In a statement, Planned Parenthood of Wisconsin Chief Strategy Officer Michelle Velasquez said decisions in the case “have confirmed that there is no criminal abortion ban in Wisconsin.”

“DA Urmanski has repeatedly recognized that the Legislature and Governor should enact laws,” Velasquez said. “Yet, by appealing, DA Urmanski seeks to have a Court invalidate numerous modern laws governing abortion and reanimate a 19th century criminal abortion ban, taking away people’s abilities to make decisions about their own lives and futures.”

Wisconsin Right to Life Legislative Director Gracie Skogman told WPR the group shares concerns with the Dane County decision and the group believes the 1849 law “should be in effect and should be enforced here in our state.”

“It’s important to remember that this law was in effect in our state for many, many decades prior to the 1973 Roe determination,” Skogman said. “And it continues to be our understanding that it should be in effect today.”

Abortions resume in Wisconsin, restrictions still apply

Providers around Wisconsin stopped performing elective abortions last June following the U.S. Supreme Court ruling overturning Roe v. Wade, concerned about the possibility of being criminally charged under the 1849 law. In September, following an earlier ruling from Schipler that foreshadowed her decision on the suit, Planned Parenthood of Wisconsin resumed abortion services in Milwaukee and Madison. The organization says those services will resume in Sheboygan Dec. 28.

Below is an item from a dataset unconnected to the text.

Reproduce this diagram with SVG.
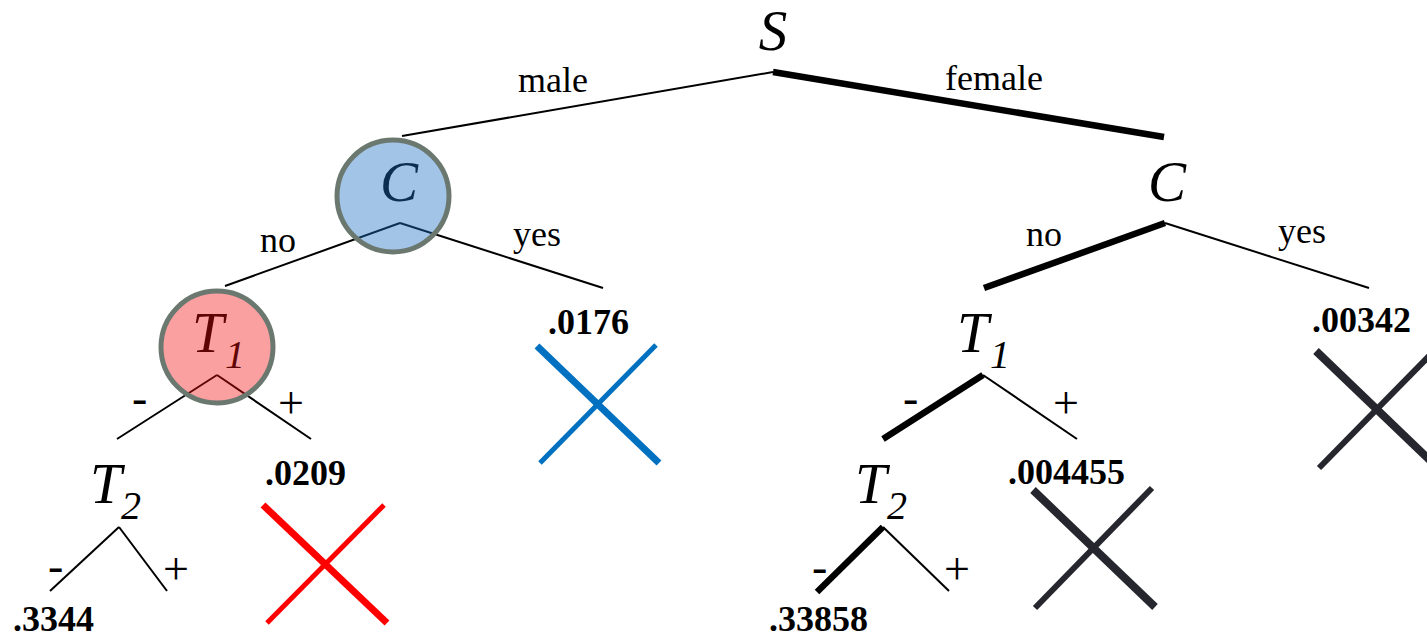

While abortion services have resumed in the state, abortion restrictions still exist in Wisconsin. Those include a ban on abortions after 20 weeks of pregnancy and a 24-hour waiting period between a consultation with an abortion provider before receiving the procedure or medication. State Medicaid funds are also prohibited from covering abortion services in virtually all cases.

If the state’s Supreme Court takes the case, it will be the first abortion challenge before the new 4-3 liberal majority.

The overturning of Roe v. Wade at the federal level was a top issue for Democrats during the spring Wisconsin Supreme Court Election, which resulted in liberal Justice Janet Protasiewicz defeating former conservative Justice Dan Kelly by 11 percentage points.

On the campaign trail, Protasiewicz shared personal values, including “that a woman should have a right to choose and make her reproductive healthcare decisions,” but said she has “no predetermined decisions on how any case regarding the 1849 ban is going to turn out.”